Where the record is sufficient to make our own best interests determination, this Court "will do so in ‘the interests of judicial economy and the well-being of the child[ren]’ " ( Matter of Cole v. Nofri, 107 A.D.3d 1510, 1512, 967 N.Y.S.2d 552 [4th Dept. 2013], appeal dismissed 22 N.Y.3d 1083, 981 N.Y.S.2d 666, 4 N.E.3d 967 [2014] ). Here, however, the court dismissed the petitions before respondent testified or offered any evidence and, thus, we do not have "an adequate record upon which to make our own determination in the interest of judicial economy" ( McClinton, 132 A.D.3d at 1246, 18 N.Y.S.3d 485 ; cf. Matter of Maher v. Maher, 1 A.D.3d 987, 988, 767 N.Y.S.2d 179 [4th Dept. 2003] ; see generally Matter of Austin v. Austin, 254 A.D.2d 703, 703–704, 678 N.Y.S.2d 230 [4th Dept. 1998] ). We therefore reverse the orders, reinstate the petitions and remit the matters to Family Court for a new hearing to determine whether the modifications sought by the mother in her petitions are in the children's best interests.
Based on our determination, we do not address the mother's remaining contention regarding custody and visitation.

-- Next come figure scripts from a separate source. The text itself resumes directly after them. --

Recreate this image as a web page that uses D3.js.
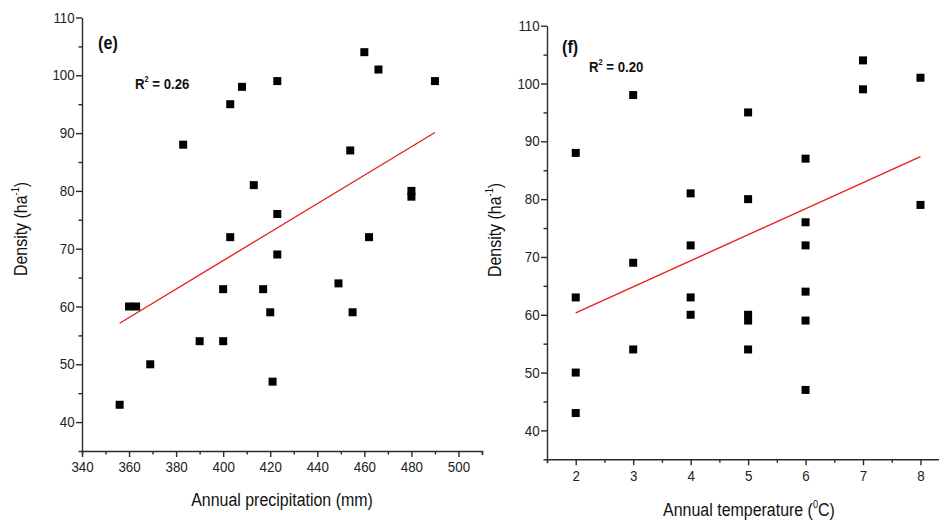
<!DOCTYPE html>
<html>
<head>
<meta charset="utf-8">
<script src="https://cdn.jsdelivr.net/npm/d3@7"></script>
<style>
  html, body { margin: 0; padding: 0; background: #ffffff; }
  svg { display: block; font-family: "Liberation Sans", Arial, sans-serif; }
  .axis path, .axis line { stroke: #2a2a2a; stroke-width: 1.4; }
  .axis text { fill: #222; font-size: 14.5px; }
</style>
</head>
<body>
<svg id="chart" width="939" height="523"></svg>
<script>
// ---- Panel (e): density vs annual precipitation ----
const precipitation = [460, 466, 490, 423, 408, 403, 383, 454, 413, 480, 480, 423, 403, 462, 423,
                       360, 363, 400, 417, 449, 420, 455, 390, 400, 369, 421, 356];
const densityE      = [104, 101, 99, 99, 98, 95, 88, 87, 81, 80, 79, 76, 72, 72, 69,
                       60, 60, 63, 63, 64, 59, 59, 54, 54, 50, 47, 43];
const fitE = { slope: 0.2463, intercept: -30.58, xFrom: 356, xTo: 490 };
const r2E = "0.26";
const xTicksE = [340, 360, 380, 400, 420, 440, 460, 480, 500];
const xMinorE = [350, 370, 390, 410, 430, 450, 470, 490, 510];

// ---- Panel (f): density vs annual temperature ----
const temperature = [2, 2, 2, 2, 3, 3, 3, 4, 4, 4, 4, 5, 5, 5, 5, 5, 6, 6, 6, 6, 6, 6, 7, 7, 8, 8];
const densityF    = [88, 63, 50, 43, 98, 69, 54, 81, 72, 63, 60, 95, 80, 60, 59, 54, 87, 76, 72, 64, 59, 47, 104, 99, 101, 79];
const fitF = { slope: 4.5, intercept: 51.34, xFrom: 2, xTo: 8 };
const r2F = "0.20";
const xTicksF = [2, 3, 4, 5, 6, 7, 8];
const xMinorF = [1.5, 2.5, 3.5, 4.5, 5.5, 6.5, 7.5];

// shared y ticks
const yTicks = [40, 50, 60, 70, 80, 90, 100, 110];
const yMinor = [35, 45, 55, 65, 75, 85, 95, 105];

const svg = d3.select("#chart");
const NARROW = 0.84;

function panel(cfg) {
  const g = svg.append("g");
  const x = d3.scaleLinear().domain(cfg.xDomain).range(cfg.xRange);
  const y = d3.scaleLinear().domain([35, 110]).range(cfg.yRange);
  const x0 = cfg.xRange[0], yb = cfg.yRange[0];

  // minor ticks
  g.append("g").attr("class", "axis")
    .attr("transform", `translate(0,${yb})`)
    .call(d3.axisBottom(x).tickValues(cfg.xMinor).tickSize(3.5).tickFormat(""))
    .call(s => s.select(".domain").remove());
  g.append("g").attr("class", "axis")
    .attr("transform", `translate(${x0},0)`)
    .call(d3.axisLeft(y).tickValues(yMinor).tickSize(3.5).tickFormat(""))
    .call(s => s.select(".domain").remove());

  // major axes
  g.append("g").attr("class", "axis")
    .attr("transform", `translate(0,${yb})`)
    .call(d3.axisBottom(x).tickValues(cfg.xTicks).tickSize(6).tickSizeOuter(4).tickPadding(5).tickFormat(d3.format("d")))
    .call(s => s.selectAll("text").attr("transform", "scale(0.92,1)"));
  g.append("g").attr("class", "axis")
    .attr("transform", `translate(${x0},0)`)
    .call(d3.axisLeft(y).tickValues(yTicks).tickSize(6).tickSizeOuter(0).tickPadding(2).tickFormat(d3.format("d")))
    .call(s => s.selectAll("text").attr("transform", "scale(0.92,1)"));

  // regression line
  g.append("line")
    .attr("x1", x(cfg.fit.xFrom)).attr("y1", y(cfg.fit.intercept + cfg.fit.slope * cfg.fit.xFrom))
    .attr("x2", x(cfg.fit.xTo)).attr("y2", y(cfg.fit.intercept + cfg.fit.slope * cfg.fit.xTo))
    .attr("stroke", "#e8211d").attr("stroke-width", 1.4);

  // points
  const s = 8;
  g.selectAll("rect.pt").data(cfg.xs.map((v, i) => [v, cfg.ys[i]]))
    .enter().append("rect").attr("class", "pt")
    .attr("x", d => x(d[0]) - s / 2).attr("y", d => y(d[1]) - s / 2)
    .attr("width", s).attr("height", s).attr("fill", "#000");

  // panel label
  g.append("text")
    .attr("transform", `translate(${cfg.labelPos[0]},${cfg.labelPos[1]}) scale(0.9,1)`)
    .attr("font-size", 18).attr("font-weight", "bold").attr("fill", "#111").text(cfg.label);

  // R^2
  const r = g.append("text")
    .attr("transform", `translate(${cfg.r2Pos[0]},${cfg.r2Pos[1]}) scale(0.88,1)`)
    .attr("font-size", 15).attr("font-weight", "bold").attr("fill", "#111");
  r.append("tspan").text("R");
  r.append("tspan").attr("font-size", 8.5).attr("dy", -7).text("2");
  r.append("tspan").attr("dy", 7).text(" = " + cfg.r2);

  // y title
  const yt = g.append("text")
    .attr("transform", `translate(${cfg.yTitlePos[0]},${cfg.yTitlePos[1]}) rotate(-90) scale(${NARROW},1)`)
    .attr("text-anchor", "middle").attr("font-size", 19).attr("fill", "#111");
  yt.append("tspan").text("Density (ha");
  yt.append("tspan").attr("font-size", 11).attr("dy", -8).text("-1");
  yt.append("tspan").attr("dy", 8).text(")");

  // x title
  const xt = g.append("text")
    .attr("transform", `translate(${cfg.xTitlePos[0]},${cfg.xTitlePos[1]}) scale(${NARROW},1)`)
    .attr("text-anchor", "middle").attr("font-size", 19).attr("fill", "#111");
  cfg.xTitle(xt);
}

panel({
  xDomain: [340, 510], xRange: [82, 482], yRange: [451, 17.5],
  xTicks: xTicksE, xMinor: xMinorE,
  xs: precipitation, ys: densityE, fit: fitE, r2: r2E,
  label: "(e)", labelPos: [98, 49], r2Pos: [135, 89],
  yTitlePos: [27, 229], xTitlePos: [282, 506],
  xTitle: t => t.text("Annual precipitation (mm)")
});

panel({
  xDomain: [1.5, 8.5], xRange: [547, 949.2], yRange: [459.3, 25.7],
  xTicks: xTicksF, xMinor: xMinorF,
  xs: temperature, ys: densityF, fit: fitF, r2: r2F,
  label: "(f)", labelPos: [562, 53], r2Pos: [589, 72],
  yTitlePos: [501, 230], xTitlePos: [749, 516],
  xTitle: t => {
    t.append("tspan").text("Annual temperature (");
    t.append("tspan").attr("font-size", 11).attr("dy", -8).text("0");
    t.append("tspan").attr("dy", 8).text("C)");
  }
});
</script>
</body>
</html>
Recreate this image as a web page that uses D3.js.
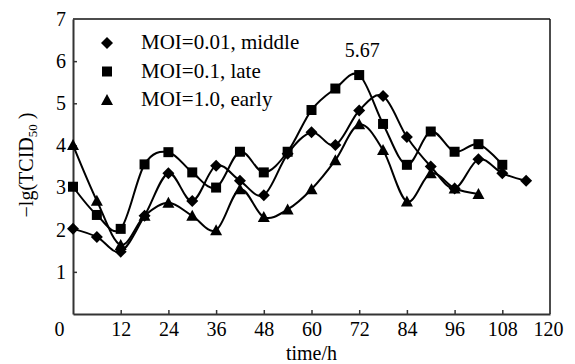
<!DOCTYPE html>
<html><head><meta charset="utf-8">
<script src="https://cdn.jsdelivr.net/npm/d3@7"></script>
<style>
html,body{margin:0;padding:0;background:#fff;}
svg{display:block;}
svg text{font-family:"Times New Roman",Times,"Liberation Serif","DejaVu Serif",serif !important;fill:#000;}
</style></head>
<body>
<svg id="chart" width="575" height="364"></svg>
<script>
// ---- data ----
const timesMiddle = [0,6,12,18,24,30,36,42,48,54,60,66,72,78,84,90,96,102,108,114];
const valuesMiddle = [2.02,1.83,1.48,2.33,3.34,2.68,3.52,3.16,2.82,3.8,4.31,4.01,4.83,5.17,4.2,3.5,2.98,3.67,3.34,3.16];
const timesLate = [0,6,12,18,24,30,36,42,48,54,60,66,72,78,84,90,96,102,108];
const valuesLate = [3.02,2.35,2.02,3.55,3.84,3.36,3.0,3.85,3.36,3.85,4.84,5.35,5.67,4.51,3.54,4.33,3.85,4.03,3.54];
const timesEarly = [0,6,12,18,24,30,36,42,48,54,60,66,72,78,84,90,96,102];
const valuesEarly = [4.01,2.69,1.64,2.33,2.64,2.33,1.99,2.96,2.3,2.48,2.96,3.65,4.5,3.89,2.67,3.34,2.98,2.85];
const seriesNames = ["MOI=0.01, middle","MOI=0.1, late","MOI=1.0, early"];
const xTicks = [0,12,24,36,48,60,72,84,96,108,120];
const yTicks = [1,2,3,4,5,6,7];
const peakLabel = "5.67";
const xTitle = "time/h";

// ---- layout ----
const FONT = '"Times New Roman", Times, "Liberation Serif", "DejaVu Serif", serif';
const svg = d3.select("#chart");
const L = 73, R = 550, T = 19, B = 314;
const x = d3.scaleLinear().domain([0,120]).range([L,R]);
const y = d3.scaleLinear().domain([0,7]).range([B,T]);

function markerPath(kind){
  if(kind==="diamond") return "M0,-6L6,0L0,6L-6,0Z";
  if(kind==="square") return "M-5,-5H5V5H-5Z";
  return "M0,-6L6,5L-6,5Z";
}
const kinds = ["diamond","square","triangle"];

// frame top/right
svg.append("line").attr("x1",L).attr("x2",R).attr("y1",T).attr("y2",T).attr("stroke","#111").attr("stroke-width",1.5);
svg.append("line").attr("x1",R).attr("x2",R).attr("y1",T).attr("y2",B).attr("stroke","#111").attr("stroke-width",1.5);

// axes
const xAxis = svg.append("g").attr("transform",`translate(0,${B})`)
  .call(d3.axisBottom(x).tickValues(xTicks).tickSizeInner(-4).tickSizeOuter(0).tickPadding(8).tickFormat(d3.format("d")));
xAxis.attr("font-family",FONT).attr("font-size",20);
xAxis.select(".domain").attr("stroke","#333").attr("stroke-width",2);
xAxis.selectAll(".tick line").attr("stroke","#333").attr("stroke-width",1.5);
xAxis.selectAll(".tick").filter(d=>d===0||d===120).select("line").remove();
xAxis.selectAll(".tick text").attr("fill","#000");
xAxis.selectAll(".tick").filter(d=>d===0).select("text").attr("dx",-14);
xAxis.selectAll(".tick").filter(d=>d===120).select("text").attr("dx",-2);

const yAxis = svg.append("g").attr("transform",`translate(${L},0)`)
  .call(d3.axisLeft(y).tickValues(yTicks).tickSizeInner(-4).tickSizeOuter(0).tickPadding(7).tickFormat(d3.format("d")));
yAxis.attr("font-family",FONT).attr("font-size",20);
yAxis.select(".domain").attr("stroke","#333").attr("stroke-width",2);
yAxis.selectAll(".tick line").attr("stroke","#333").attr("stroke-width",1.5);
yAxis.selectAll(".tick").filter(d=>d===7).select("line").remove();
yAxis.selectAll(".tick text").attr("fill","#000");

// axis titles
svg.append("text").attr("x",(L+R)/2).attr("y",360).attr("text-anchor","middle").attr("font-family",FONT).attr("font-size",20).text(xTitle);
const yt = svg.append("text").attr("transform",`translate(33,165) rotate(-90)`).attr("text-anchor","middle").attr("font-family",FONT).attr("font-size",20);
yt.append("tspan").text("\u2212lg(TCID");
yt.append("tspan").attr("font-size",13).attr("dy",4).text("50");
yt.append("tspan").attr("dy",-4).text(" )");

// series
const allSeries = [
  {t:timesMiddle, v:valuesMiddle},
  {t:timesLate, v:valuesLate},
  {t:timesEarly, v:valuesEarly}
];
const line = d3.line().x(d=>x(d[0])).y(d=>y(d[1])).curve(d3.curveCardinal.tension(0));
allSeries.forEach((s,i)=>{
  const pts = s.t.map((t,j)=>[t,s.v[j]]);
  svg.append("path").datum(pts).attr("d",line).attr("fill","none").attr("stroke","#000").attr("stroke-width",2);
  svg.append("g").selectAll("path").data(pts).join("path")
    .attr("transform",d=>`translate(${x(d[0])},${y(d[1])})`)
    .attr("d",markerPath(kinds[i])).attr("fill","#000");
});

// peak label
svg.append("text").attr("x",x(72)+3).attr("y",57).attr("text-anchor","middle").attr("font-family",FONT).attr("font-size",20).text(peakLabel);

// legend
seriesNames.forEach((n,i)=>{
  const cy = 43 + i*28.5;
  svg.append("path").attr("transform",`translate(107,${cy})`).attr("d",markerPath(kinds[i])).attr("fill","#000");
  svg.append("text").attr("x",141).attr("y",cy+6).attr("font-family",FONT).attr("font-size",21).text(n);
});
</script>
</body></html>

The mother further contends that she established that respondent had violated the prior order of custody and visitation. That contention is " ‘beyond our review’ " inasmuch as the mother did not appeal from the order dismissing the violation petitions ( Matter of Carroll v. Chugg, 141 A.D.3d 1106, 1106, 34 N.Y.S.3d 848 [4th Dept. 2016] ). In any event, the mother stipulated to the order dismissing those petitions, and it is well settled that "no appeal lies from an order entered upon the parties' consent" ( Matter of Fox v. Coleman, 93 A.D.3d 1187, 1187, 939 N.Y.S.2d 786 [4th Dept. 2012] ; see Matter of Adney v. Morton, 68 A.D.3d 1742, 1742, 890 N.Y.S.2d 864 [4th Dept. 2009] ).